As in Tati’s film, the appearance of modernist elements of life do not necessarily go hand in hand with the comfort of use. Through the ambiguous status of the objects, which turned into works of art and design fetishes, C.T. Jasper casts doubt on the question of their functions. He displays the utilitarian objects as ‘exhibits’ in the museum - an institution which for centuries has been developing disciplinary rules of conduct for the public. PLAYTIME also raises questions of how artistic work inspired by film affects people in a given space and how the space from particular film, which in terms of the art of film-making functions as an unreal place, reproduces the tangible world.
James Voorhies, in his essay Something else, something more than merely an exhibition or film: the art of C.T. Jasper claims that the exhibition space is an integral catalyst used by the artist to engage the audience in the film space. He considers it a new sensory experience.
The strength of this work results from the juxtaposition of the exhibition space with that of film. From the very moment of entering the exhibition, the audience experience a state of confusion and curiosity [...] Being in the joint space of the installation and film creates new mode of cinematic exposition.
– says Voorhies.
Sunset of the Pharaohs
Similarly to the installation Erased (2012-2013), in the Sunset of the Pharaohs (2014) prepared for the Frieze Art Fair in New York, viewers are exposed to the experience of architecture of the void designed by the artist. Once again, C.T. Jasper has digitally erased all of the human figures from a 60s feature film, giving it a new quality. The installation enables viewers to focus entirely on the set design and the interiors in which the story takes place, provoking them to reflect on the art of film-making and to actively participate in fiction and reality experienced in three dimensions. According to James Voorhies, the aim of such action is to expand the forms of film within the exhibition space.
The installation Sunset of the Pharaohs, which combines video projection and architectural structure, brings together both his practice of creative appropriation and a concern with current socio-political issues. In the critical text accompanying the premiere of the video installation in New York, Christopher Eamon wrote:
While Jerzy Kawalerowicz’s 1966 film Pharaoh provides the material basis for Jasper’s work, in the context of the Arab Spring and its inconclusive aftermath, the film’s structure and narrative become particularly topical. Even as the far-reaching socio-political effects have been felt across the globe, the process of revolution in the Middle East is ongoing. Jasper’s Sunset of the Pharaohs provides, then, a timely, critical context for the processes of reading, writing and rewriting history in a mediated culture.

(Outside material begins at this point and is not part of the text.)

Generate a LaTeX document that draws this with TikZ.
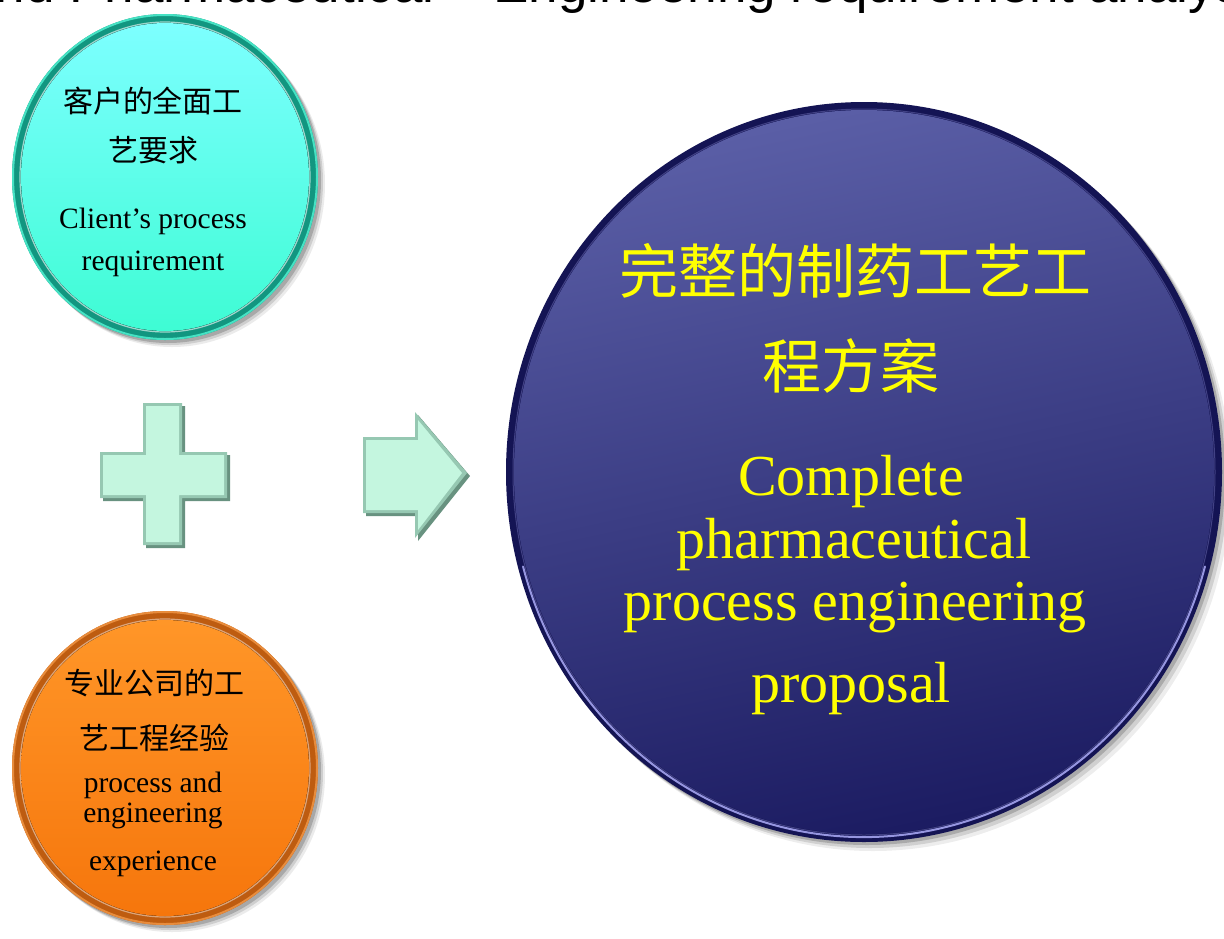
\documentclass[tikz,border=0pt]{standalone}
\usepackage{fontspec}
\setmainfont{Liberation Serif}
\newfontfamily\cjkfont{Noto Sans CJK SC}
\newfontfamily\titlefont{Liberation Sans}
\definecolor{tealtop}{RGB}{125,255,255}
\definecolor{tealbot}{RGB}{62,252,212}
\definecolor{tealrim}{RGB}{18,150,128}
\definecolor{tealedge}{RGB}{70,226,196}
\definecolor{orgtop}{RGB}{255,150,40}
\definecolor{orgbot}{RGB}{246,118,12}
\definecolor{orgrim}{RGB}{190,92,16}
\definecolor{orgedge}{RGB}{232,140,60}
\definecolor{navytop}{RGB}{90,94,166}
\definecolor{navymid}{RGB}{42,42,118}
\definecolor{navybot}{RGB}{28,28,98}
\definecolor{navyrim}{RGB}{20,20,84}
\definecolor{navyhl}{RGB}{150,150,224}
\definecolor{yellowtxt}{RGB}{255,255,0}
\definecolor{mintface}{RGB}{196,246,223}
\definecolor{mintedge}{RGB}{150,200,178}
\definecolor{mintshadow}{RGB}{104,146,128}
\begin{document}
\begin{tikzpicture}[x=1pt,y=-1pt,
  lbl/.style={anchor=base, inner sep=0pt, text=black},
  cjkA/.style={lbl, font=\cjkfont\fontsize{30}{36}\selectfont},
  engA/.style={lbl, font=\fontsize{29.5}{34}\selectfont},
  cjkB/.style={lbl, text=yellowtxt, font=\cjkfont\fontsize{59}{70}\selectfont},
  engB/.style={lbl, text=yellowtxt, font=\fontsize{58}{68}\selectfont},
  mintshade/.style={fill=mintshadow},
  mintborder/.style={fill=mintedge},
  mintinner/.style={fill=mintface}]
\useasboundingbox (0,0) rectangle (1224,938);
\clip (0,0) rectangle (1224,938);
\fill[white] (0,0) rectangle (1224,938);

% clipped title
\node[anchor=base west, inner sep=0pt, font=\titlefont\fontsize{53}{60}\selectfont] (title) at (-34,2) {and Pharmaceutical – Engineering requirement analysis};

% ---------- teal circle ----------
\foreach \o/\op in {7/0.08,5/0.12,3/0.18}
  \fill[black, opacity=\op] (165+\o,177+\o) ellipse [x radius=153pt, y radius=163pt];
\fill[tealrim] (165,177) ellipse [x radius=153pt, y radius=163pt];
\draw[tealedge, line width=2pt] (165,177) ellipse [x radius=152pt, y radius=162pt];
\fill[top color=tealtop, bottom color=tealbot] (165,177) ellipse [x radius=144pt, y radius=154pt];
\draw[white, opacity=.6, line width=1.2pt] (165,177) ellipse [x radius=145pt, y radius=155pt];
\node[cjkA] (c1) at (153,112) {客户的全面工};
\node[cjkA] (c2) at (153,161) {艺要求};
\node[engA] (c3) at (153,228) {Client’s process};
\node[engA] (c4) at (153,270) {requirement};

% ---------- orange circle ----------
\foreach \o/\op in {7/0.08,5/0.12,3/0.18}
  \fill[black, opacity=\op] (165+\o,768+\o) ellipse [x radius=153pt, y radius=157pt];
\fill[orgrim] (165,768) ellipse [x radius=153pt, y radius=157pt];
\draw[orgedge, line width=2pt] (165,768) ellipse [x radius=152pt, y radius=156pt];
\fill[top color=orgtop, bottom color=orgbot] (165,768) ellipse [x radius=144pt, y radius=148pt];
\draw[white, opacity=.45, line width=1.2pt] (165,768) ellipse [x radius=145pt, y radius=149pt];
\node[cjkA] (o1) at (154,694) {专业公司的工};
\node[cjkA] (o2) at (154,749) {艺工程经验};
\node[engA] (o3) at (153,792) {process and};
\node[engA] (o4) at (153,822) {engineering};
\node[engA] (o5) at (153,870) {experience};

% ---------- plus sign ----------
\fill[mintshade] (146,406) -- (185,406) -- (185,455) -- (230,455) -- (230,501) -- (185,501) -- (185,548) -- (146,548) -- (146,501) -- (103,501) -- (103,455) -- (146,455) -- cycle;
\fill[mintborder] (143,403) -- (182,403) -- (182,452) -- (227,452) -- (227,498) -- (182,498) -- (182,545) -- (143,545) -- (143,498) -- (100,498) -- (100,452) -- (143,452) -- cycle;
\fill[mintinner] (146,406) -- (179,406) -- (179,455) -- (224,455) -- (224,495) -- (179,495) -- (179,542) -- (146,542) -- (146,495) -- (103,495) -- (103,455) -- (146,455) -- cycle;

% ---------- block arrow ----------
\fill[mintshade] (366,440) -- (418,440) -- (418,415) -- (470,476) -- (418,541) -- (418,516) -- (366,516) -- cycle;
\fill[mintborder] (363,437) -- (415,437) -- (415,412) -- (467,473) -- (415,538) -- (415,513) -- (363,513) -- cycle;
\fill[mintinner] (366,440) -- (418,440) -- (418,420) -- (462,473) -- (418,530) -- (418,510) -- (366,510) -- cycle;

% ---------- navy circle ----------
\foreach \o/\op in {9/0.07,6/0.12,3/0.18}
  \fill[black, opacity=\op] (864+\o,472+\o) ellipse [x radius=358pt, y radius=370pt];
\fill[navyrim] (864,472) ellipse [x radius=358pt, y radius=370pt];
\shade[top color=navytop, middle color=navymid, bottom color=navybot, shading angle=12] (864,472) ellipse [x radius=350pt, y radius=362pt];
\draw[navyhl, opacity=.35, line width=1pt] (864,472) ellipse [x radius=351pt, y radius=363pt];
\draw[navyhl, line width=2pt, line cap=round] (864,472) ++(195:353pt and 365pt) arc [start angle=195, end angle=345, x radius=353pt, y radius=365pt];
\node[cjkB] (n1) at (855,293) {完整的制药工艺工};
\node[cjkB] (n2) at (851,388) {程方案};
\node[engB] (n3) at (851,495) {Complete};
\node[engB] (n4) at (854,558) {pharmaceutical};
\node[engB] (n5) at (855,620) {process engineering};
\node[engB] (n6) at (851,702) {proposal};
\end{tikzpicture}
\end{document}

The architectural structure clad in tanned sheepskin recalls a nomadic lifestyle and it is also highly suggestive of a camera’s bellows – a device for increasing the focal length of the lens which enables precise exposure of a detail or the whole scene.
One of the most recent works prepared for an exhibition at the Museum of Art in Łódź is Vertigo(2015). The video played on an CRT screen installed on a chaise longue made in the style of design prevailing in the second half of the 20th century shows Łódź, city of capitalist origin which has many connections with Jasper’s city of residence – New York. The artist, just like a 19th century flâneur, greedily and carefully observes the top floors of Łódź houses. His camera captures the frontage of the streets of a city full of contrasts, signs of past economic splendour and the potential for new development.
Collaboration with Joanna Malinowska
C.T. Jasper has worked with Joanna Malinowska on several occasions. The most significant collaborative projects include Mother Earth, Sister Moon (2009-2013), a work dedicated to the Polish-American Indian Friends Movement and an opera Halka / Haiti: 18 ° 48'05" N 72 ° 23'01'' W, that was presented at the Polish Pavilion at the 56th Venice Biennale in 2015. The latter took form of a monumental panoramic film projection of the performance of the opera Halka by Stanisław Moniuszko, which took place on 7th February in the town of Cazale located in the Haitian mountains north of the capital.